House Price Prediction — v1 Baseline Linear Model

Preview

Problem & Context

The goal of this version is to build a clean, reproducible baseline model using Linear Regression, establish a solid workflow for loading, exploring, and modeling structured tabular data, and evaluate baseline performance to guide improvements in future versions. This version uses the Normal Equation (closed-form solution) for Linear Regression as implemented in scikit-learn.

Dataset

The project uses the California Housing dataset (~20,000 samples, 8 numerical + 1 categorical feature) with median_house_value as the target. Features include geographic coordinates (longitude, latitude), housing stock (housing_median_age, total_rooms, total_bedrooms), demographic context (population, households), median_income, and ocean_proximity.

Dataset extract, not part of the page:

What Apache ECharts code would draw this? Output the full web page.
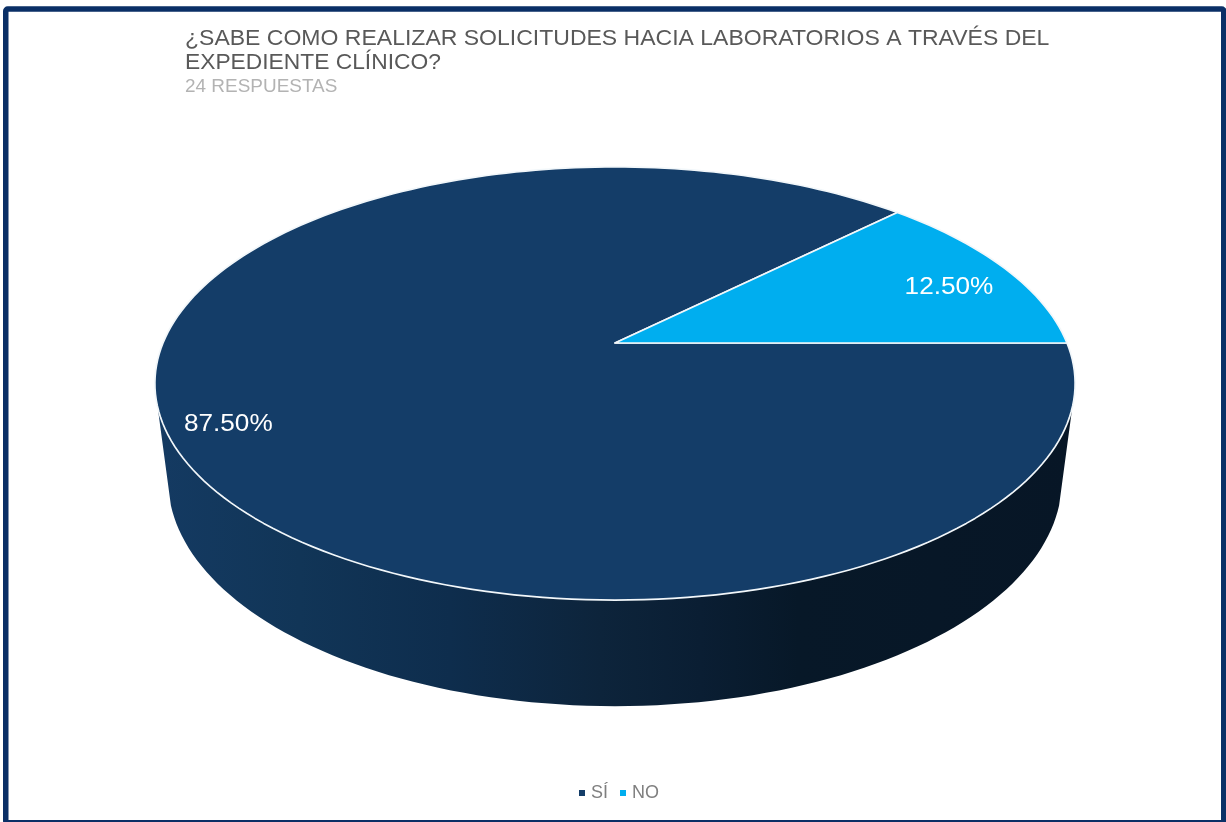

Key insight from EDA: median_income shows the strongest positive correlation with house value.

What I Built

• Exploratory Data Analysis — Inspected schema, data types, and null values; visualized distributions; computed correlation matrix; examined categorical feature impact
• Baseline feature selection — median_income, housing_median_age, latitude, longitude, ocean_proximity
• Preprocessing — ColumnTransformer for numeric & categorical columns; OneHotEncoder for ocean_proximity
• Linear Regression — Trained using the Normal Equation via scikit-learn
• Evaluation — RMSE and R² score on test set

Results

RMSE: ≈ $73,000  |  R²: ≈ 0.6

The model explains ~60% of variance in housing prices. It captures strong linear trends (e.g., income vs. price) but misses nonlinear and interaction effects — which motivated the feature engineering and enhanced pipeline in v2.

Tech Stack

Key Takeaways

A clean baseline provides a solid reference point for further experimentation. Median income is the most informative predictor in this dataset. Performance can be improved through feature transformations, nonlinear terms, and regularization — which led to the v2 enhanced pipeline.